Allowing a small nod of acknowledgment to the unfairness of the ruling (the Court unanimously agreed the lower court was wrong to automatically defer to the VA in this case), Justice Kagan offered a confusing ray of hope for future circumscription of judicial deference to government, stating that Auer applies only “when a regulation is genuinely ambiguous,” but “even then, not every reasonable agency reading of a genuinely ambiguous rule should receive Auer deference. Rather, a court must also make an independent inquiry into whether the character and context of the agency interpretation entitles it to controlling weight” and demonstrates “an agency’s authoritative, expertise-based, ‘fair[, or] considered judgment.’”

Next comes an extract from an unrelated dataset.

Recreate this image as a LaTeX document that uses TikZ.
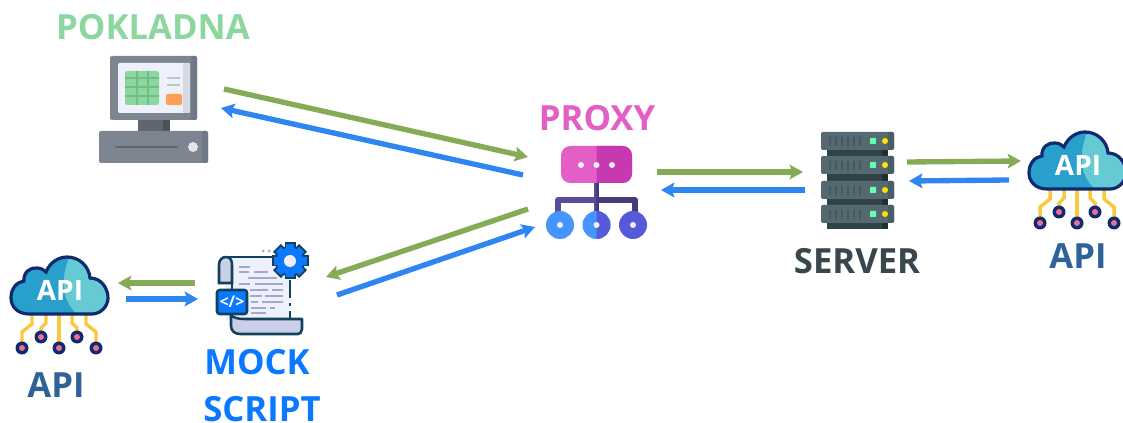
\documentclass[tikz,border=0pt]{standalone}
\usepackage{fontspec}
\setmainfont{Open Sans}
\usetikzlibrary{arrows.meta}
\definecolor{posgreen}{HTML}{8DD6A0}
\definecolor{posgrid}{HTML}{6CC085}
\definecolor{posgray}{HTML}{7D8590}
\definecolor{posdark}{HTML}{6F7885}
\definecolor{posneck}{HTML}{5E6670}
\definecolor{proxypink}{HTML}{E35FC6}
\definecolor{proxydark}{HTML}{C639B0}
\definecolor{proxyline}{HTML}{5B4A9E}
\definecolor{proxylined}{HTML}{443A7C}
\definecolor{proxyblue}{HTML}{4694FF}
\definecolor{proxyviolet}{HTML}{5659D8}
\definecolor{paleblue}{HTML}{EEF1FB}
\definecolor{rack}{HTML}{566970}
\definecolor{rackdark}{HTML}{4B5D64}
\definecolor{rackgap}{HTML}{2F4347}
\definecolor{rackvent}{HTML}{455A60}
\definecolor{servertext}{HTML}{37474B}
\definecolor{apitext}{HTML}{2F6299}
\definecolor{cloudnavy}{HTML}{0F2A6E}
\definecolor{cloudblue}{HTML}{29A0CC}
\definecolor{cloudlight}{HTML}{65CAD3}
\definecolor{wire}{HTML}{FCC63F}
\definecolor{pinpink}{HTML}{EE6E90}
\definecolor{mockblue}{HTML}{0A78FF}
\definecolor{scrollink}{HTML}{12415E}
\definecolor{scrollpale}{HTML}{C9CFE6}
\definecolor{scrollline}{HTML}{A3A9CC}
\definecolor{arrowgreen}{HTML}{86AB56}
\definecolor{arrowblue}{HTML}{2F86F0}
\definecolor{posorange}{HTML}{FF9F55}
\tikzset{
  bigtext/.style={font=\bfseries\fontsize{26}{26}\selectfont, inner sep=0pt},
  greenflow/.style={draw=arrowgreen, line width=4pt, -{Stealth[length=10pt, width=11pt, inset=2pt]}},
  blueflow/.style={draw=arrowblue, line width=4pt, -{Stealth[length=10pt, width=11pt, inset=2pt]}},
  apicloud/.pic={
    % wires
    \foreach \s in {-1,1}{
      \draw[wire, line width=2.6pt] (\s*37,0) -- (\s*37,-16) -- (\s*27,-24) -- (\s*27,-36);
      \draw[wire, line width=2.6pt] (\s*18,-11) -- (\s*18,-20) -- (\s*13,-25) -- (\s*13,-36);
    }
    \draw[wire, line width=2.6pt] (0,0) -- (0,-36);
    % pins
    \foreach \px/\py in {-37/0,-18/-11,0/0,18/-11,37/0}{
      \fill[cloudnavy] (\px,\py) circle (6.5);
      \fill[pinpink] (\px,\py) circle (3);
    }
    % body
    \def\cloudpath{(-30,-34) .. controls (-42,-34) and (-48,-42) .. (-48,-50)
      .. controls (-48,-60) and (-42,-66) .. (-35,-67)
      .. controls (-36,-76) and (-28,-81) .. (-22,-80)
      .. controls (-18,-80) and (-15,-78) .. (-13,-76)
      .. controls (-9,-86) and (0,-91) .. (8,-91)
      .. controls (20,-91) and (30,-82) .. (31,-70)
      .. controls (42,-70) and (49,-60) .. (49,-50)
      .. controls (49,-42) and (42,-34) .. (33,-34) -- cycle}
    \fill[cloudblue] \cloudpath;
    \begin{scope}
      \clip \cloudpath;
      \fill[cloudlight] (11,-92) .. controls (3,-75) and (0,-50) .. (18,-34) -- (55,-34) -- (55,-92) -- cycle;
    \end{scope}
    \draw[cloudnavy, line width=2.4pt] \cloudpath;
    \node[white, font=\bfseries\fontsize{21}{21}\selectfont, inner sep=0pt] at (1,-58) {API};
  }
}
\begin{document}
\begin{tikzpicture}[x=0.75pt, y=-0.75pt]
\useasboundingbox (0,0) rectangle (1123,423);

% === Labels ===
\node[bigtext, text=posgreen] (LabelPos) at (153,27) {POKLADNA};
\node[bigtext, text=proxypink] (LabelProxy) at (597,118) {PROXY};
\node[bigtext, text=servertext] (LabelServer) at (857,261) {SERVER};
\node[bigtext, text=apitext] (LabelApiA) at (1078,256) {API};
\node[bigtext, text=apitext] (LabelApiB) at (56,385) {API};
\node[bigtext, text=mockblue] (LabelMock) at (257,362) {MOCK};
\node[bigtext, text=mockblue] (LabelScript) at (262,409) {SCRIPT};

% === Pokladna ===
\fill[posgray, rounded corners=1.5pt] (110,56) rectangle (197,120);
\fill[posdark, rounded corners=1.5pt] (191,56) rectangle (197,120);
\fill[paleblue, rounded corners=1pt] (118,63) rectangle (190,113);
\fill[black!10!paleblue] (183,63) rectangle (190,113);
\fill[posgreen, rounded corners=1.5pt] (125,71) rectangle (159,105);
\foreach \i in {137,148}{
  \draw[posgrid, line width=2pt] (\i,71) -- (\i,105);
}
\foreach \i in {78,87,96}{
  \draw[posgrid, line width=2pt] (125,\i) -- (159,\i);
}
\foreach \i in {78,85}{
  \draw[black!23, line width=2.2pt] (167,\i) -- (180,\i);
}
\fill[posorange, rounded corners=1pt] (166,94) rectangle (182,105);
\fill[posneck] (138,120) rectangle (170,132);
\fill[posneck!80!black] (163,120) rectangle (170,132);
\fill[posgray, rounded corners=1.5pt] (99,131) rectangle (208,163);
\fill[posdark, rounded corners=1.5pt] (202,131) rectangle (208,163);
\draw[posneck, line width=2.2pt, line cap=round] (116,147) -- (177,147);
\fill[black!10] (193,147) circle (5);

% === Proxy ===
\draw[proxyline, line width=3.8pt, line join=round] (558,214) -- (558,200) -- (596.5,200);
\draw[proxylined, line width=3.8pt, line join=round] (635,214) -- (635,200) -- (596.5,200);
\draw[proxyline, line width=2.4pt] (595.3,183) -- (595.3,214);
\draw[proxylined, line width=2.4pt] (597.7,183) -- (597.7,214);
\fill[proxypink, rounded corners=7pt] (561,146) rectangle (632,183);
\begin{scope}
  \clip (596.5,140) rectangle (640,190);
  \fill[proxydark, rounded corners=7pt] (561,146) rectangle (632,183);
\end{scope}
\foreach \i in {581,596.5,612}{
  \fill[paleblue] (\i,165) circle (3);
}
\fill[proxyblue] (560,225) circle (14);
\fill[proxyblue] (596.5,225) circle (14);
\fill[proxyviolet] (596.5,211) arc (-90:90:14) -- cycle;
\fill[proxyviolet] (633,225) circle (14);
\foreach \i in {560,596.5,633}{
  \fill[paleblue] (\i,225) circle (3);
}

% === Server ===
\fill[rackgap] (827,148) rectangle (888,229);
\fill[rackgap!70!black] (882,148) rectangle (888,229);
\foreach \y in {132,156,181,205}{
  \fill[rack, rounded corners=1pt] (821,\y) rectangle (894,\y+18);
  \fill[rackdark, rounded corners=1pt] (888,\y) rectangle (894,\y+18);
  \foreach \x in {830,836,842,848,854,860}{
    \draw[rackvent, line width=1.6pt] (\x,\y+5) -- (\x,\y+14);
  }
  \fill[green!55!cyan!60!white, rounded corners=.5pt] (870,\y+6) rectangle (876,\y+12);
  \fill[yellow!85!orange] (885,\y+9) circle (3);
}

% === Clouds ===
\pic at (1077,223) {apicloud};
\pic at (59,348) {apicloud};

% === Mock script ===
\fill[paleblue] (226,258) rectangle (290,320);
\draw[scrollink, line width=1.9pt] (232,283) -- (232,320);
\draw[scrollink, line width=1.9pt] (226,257) -- (272,257);
\draw[scrollink, line width=1.9pt] (290,280) -- (290,298);
\draw[scrollink, line width=1.9pt] (290,303) -- (290,306);
\draw[scrollink, line width=1.9pt] (290,311) -- (290,319);
\draw[scrollink, fill=scrollpale, line width=1.9pt] (232,283) -- (219,283) -- (219,265)
  .. controls (219,260) and (222,257) .. (226,257)
  .. controls (230,257) and (232,260) .. (232,265) -- cycle;
\draw[scrollink, fill=scrollpale, line width=1.9pt, line join=round] (244,319) -- (302,319) -- (302,329)
  .. controls (302,332) and (300,334) .. (298,334) -- (240,334)
  .. controls (235,334) and (231,331) .. (231,326) -- (231,314)
  .. controls (231,318) and (240,319) .. (244,319) -- cycle;
\foreach \xa/\xb/\y in {239/250/267, 239/249/272, 254/268/272, 248/277/278,
  239/250/284, 255/283/284, 250/268/290, 272/283/290, 250/262/296, 265/283/296,
  251/258/302, 262/283/302, 251/266/308, 270/275/308, 251/266/313}{
  \draw[scrollline, line width=1.9pt] (\xa,\y) -- (\xb,\y);
}
\foreach \i in {263,269}{
  \fill[scrollline] (\i,251) circle (1.5);
}
% gear
\foreach \a in {0,45,...,315}{
  \fill[scrollink, shift={(290,261)}, rotate=\a] (-5.5,-18.5) rectangle (5.5,0);
}
\fill[scrollink] (290,261) circle (15);
\foreach \a in {0,45,...,315}{
  \fill[mockblue, shift={(290,261)}, rotate=\a] (-3.6,-16.5) rectangle (3.6,0);
}
\fill[mockblue] (290,261) circle (13.5);
\fill[paleblue] (290,261) circle (6);
% code box
\draw[scrollink, fill=mockblue, line width=1.9pt, rounded corners=2pt] (217,290) rectangle (247,314);
\node[white, font=\bfseries\fontsize{12}{12}\selectfont, inner sep=0pt] (CodeTag) at (232,302) {</>};

% === Connections ===
\coordinate (PosOut) at (224,89);
\coordinate (ProxyInA) at (528,157);
\coordinate (ProxyOutA) at (523,175);
\coordinate (PosIn) at (221,108);
\coordinate (ProxyOutB) at (657,172);
\coordinate (ServerIn) at (803,172);
\coordinate (ServerOut) at (805,190);
\coordinate (ProxyInB) at (661,190);
\coordinate (ServerOutB) at (907,162);
\coordinate (CloudIn) at (1021,161);
\coordinate (CloudOut) at (1009,180);
\coordinate (ServerInB) at (909,181);
\coordinate (ProxyOutC) at (528,209);
\coordinate (MockIn) at (326,277);
\coordinate (MockOut) at (337,295);
\coordinate (ProxyInC) at (535,227);
\coordinate (MockOutB) at (195,283);
\coordinate (CloudInB) at (118,283);
\coordinate (CloudOutB) at (126,299);
\coordinate (MockInB) at (198,299);

\foreach \a/\b in {PosOut/ProxyInA, ProxyOutB/ServerIn, ServerOutB/CloudIn, ProxyOutC/MockIn, MockOutB/CloudInB}{
  \draw[greenflow] (\a) -- (\b);
}
\foreach \a/\b in {ProxyOutA/PosIn, ServerOut/ProxyInB, CloudOut/ServerInB, MockOut/ProxyInC, CloudOutB/MockInB}{
  \draw[blueflow] (\a) -- (\b);
}
\end{tikzpicture}
\end{document}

Got that? Auer applies, except when it doesn’t. Agencies must receive deference, but not always, and only after a multi-step test. This is a recipe for disaster.

Justice Neil Gorsuch correctly described this monstrosity of a decision as “more a stay of execution than a pardon” of the Auer doctrine, which “emerges maimed and enfeebled — in truth, zombified.” Gorsuch continued, “Retaining even this debilitated version of Auer threatens to force litigants and lower courts to jump through needless and perplexing new hoops and in the process deny the people the independent judicial decisions they deserve. All to what end? So that we may pretend to abide stare decisis?”

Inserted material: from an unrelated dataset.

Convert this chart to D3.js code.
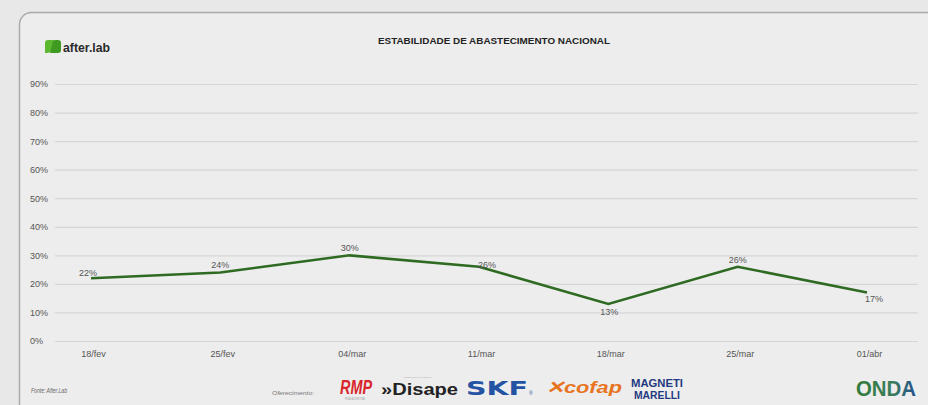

The decision perpetuates a system where the lowliest citizen is pitted against the federal leviathan; the citizen handicapped from the start. As Justice Gorsuch noted in his dissent, the end result is a “systematic judicial bias in favor of the federal government, the most powerful of parties, and against everyone else.”

While James Kisor is denied justice, the Court, in establishing a modicum of abridgment to the power of federal agencies to act as legislators, enforcers, and judges, a small door has been opened for future restrictions on, or even the reversal of, the Auer doctrine, and its congressional corollary, the Chevron doctrine (both of which are rare but consequential mistakes at the hands of the late Justice Antonin Scalia).

As for Chief Justice Roberts, he continues to contradict himself.

In siding with the leftist majority in Kisor, Roberts says the Court must defer to federal agencies in interpreting their own regulations, as long as the interpretation is remotely plausible.

Yet just last week, in Department of Commerce v. New York, in which the state of New York challenged Commerce Secretary Wilbur Ross’s decision to add a citizenship question to the 2020 census, Justice Roberts joined the four liberal justices in blocking Ross from doing so.

In his decision, Justice Roberts argued that, though Secretary Ross acted within the law, and such an action was well within the purview of the authority granted by Congress, Ross had a political motivation for adding the question to the census, and must therefore be denied.

Numerous Supreme Court precedents have held that a political motivation is not a disqualifier for federal officials’ actions, and Roberts even admitted as much when he voted with the majority last week in a gerrymandering case, in which he argued the Court should not involve itself in inherently political questions. So why no deference for Secretary Ross?

Justice Roberts once again took it upon himself to act on political considerations in order to prove that the Court is not politically biased.

The end result is that the Court has further muddied the waters regarding the constitutional separation of powers, it has strengthened government power at the expense of Liberty, and it has done so in ways that are utterly confusing and contradictory.

This is certainly not the form of government envisioned by the Founders, and we are worse off as a result.